:: Challenge ::
Within the material below, find each line bearing the word "this" and present it.
··· Data supplied
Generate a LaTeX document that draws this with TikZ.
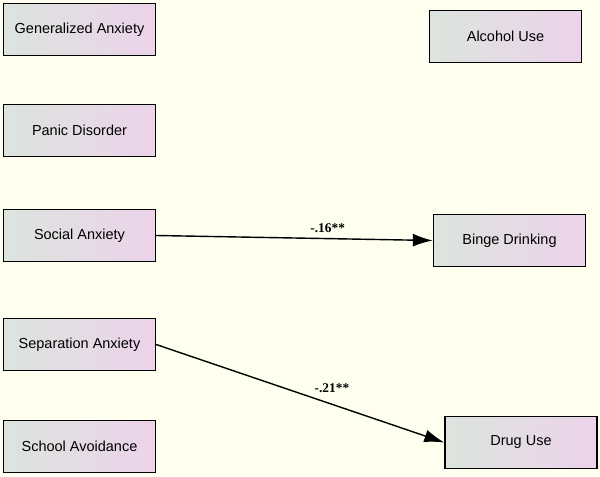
\documentclass[tikz,border=0pt]{standalone}
\usepackage{fontspec}
\setmainfont{Liberation Sans}
\newfontfamily\pathfont{Liberation Serif}
\usepackage{xcolor}
\usepackage{tikz}
\usetikzlibrary{arrows.meta}
\definecolor{ivorybg}{HTML}{FFFFF0}
\definecolor{boxleft}{HTML}{DCE4DE}
\definecolor{boxright}{HTML}{ECD3EA}

\begin{document}
\begin{tikzpicture}[x=0.025cm, y=-0.025cm,
    varbox/.style={draw=black, line width=0.9pt, left color=boxleft, right color=boxright,
        minimum width=3.8cm, minimum height=1.3cm, inner sep=0pt, font=\fontsize{10.3}{12}\selectfont},
    path/.style={line width=1pt, -{Latex[length=5mm, width=3.2mm]}},
    coef/.style={font=\pathfont\bfseries\fontsize{9.5}{11}\selectfont}]
            \fill[ivorybg] (0,0) rectangle (600,476);
            \useasboundingbox (0,0) rectangle (600,476);
            % predictors
            \node[varbox] (genanx) at (79.5, 29.5) {Generalized Anxiety};
            \node[varbox] (panic) at (79.5, 130.5) {Panic Disorder};
            \node[varbox] (social) at (79.5, 235.5) {Social Anxiety};
            \node[varbox] (separ) at (79.5, 344.5) {Separation Anxiety};
            \node[varbox] (school) at (79.5, 446.5) {School Avoidance};
            % outcomes
            \node[varbox] (alcohol) at (505.5, 36.5) {Alcohol Use};
            \node[varbox] (binge) at (509.5, 240.5) {Binge Drinking};
            \node[varbox] (drug) at (521, 442.5) {Drug Use};
            \draw [path] (social.east) -- (binge.west) node [coef, pos=0.62, above=0.7pt] {-.16**};
            \draw [path] (separ.east) -- (drug.west) node [coef, pos=0.61, yshift=11.5pt] {-.21**};
        \end{tikzpicture}
\end{document}
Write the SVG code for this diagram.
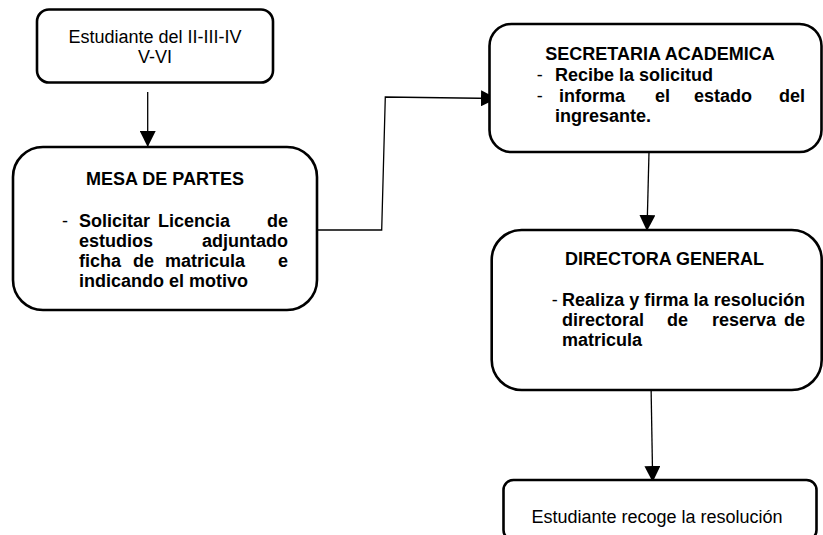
······
:: Full answer ::
Generate a LaTeX document that draws this with TikZ.
Write the SVG code for this diagram.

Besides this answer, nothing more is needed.